Wednesday, September 16, 2009

The responsibility of referees, 12 May 2009.

The responsibility of referees, 12 May 2009.
(transferred from my departmental home page)

Refereeing is an onerous and thankless task. In these days of the degeneration of the processes of scientific research the job has become an almost impossible one. My impression now is that almost no-one reads papers, refereeing jobs are given to students, etc, as a result of the enormous boom in publication of articles with little original content. This boom is fed by the adoption of mechanical means of judging worth, for example paper numbers, impact factor, Hirsch index, etc.

We seem to have abandoned our responsibility to make judgements.

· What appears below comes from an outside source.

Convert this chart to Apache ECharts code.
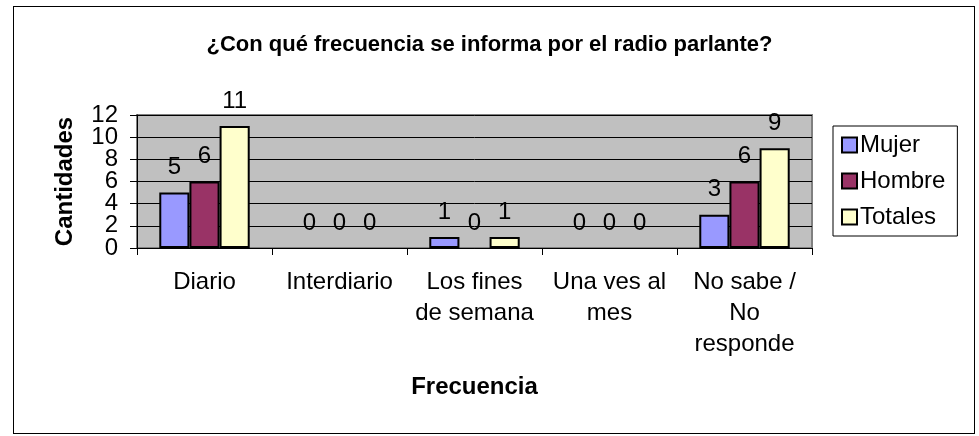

The result is that referees now tend to write superficial reports, while, being anonymous like drivers on the highway, retaining the right to abuse the authors on the basis of prejudice.

I don't exclude myself from these comments.

It is not just referees but editors who need to consider their responsibilities. There has been a case discussed recently, about which I have only a vague opinion (not having studied the case), of the journal Chaos, Solitons & Fractals. Though much criticism has been made of the publishers, and the founding editor, none has been made of the Associate editors or honorary editors which include such respectable names as R.M. May and G. Casati. It is clear that there has been a separation of responsibility, probably also as a result of the boom in publication.

I have a final point to make: to put the responsibility clearly on referees and editors I want to make public when a paper of mine is rejected. This makes it possible over time to make some comparison between accepted and rejected papers, something which is not available at the moment.

As a first example, CALCO09 rejected our paper "L. de Francesco Albasini, N. Sabadini, R.F.C. Walters, The compositional construction of Markov processes, arXiv:0901.2434v1, 2009."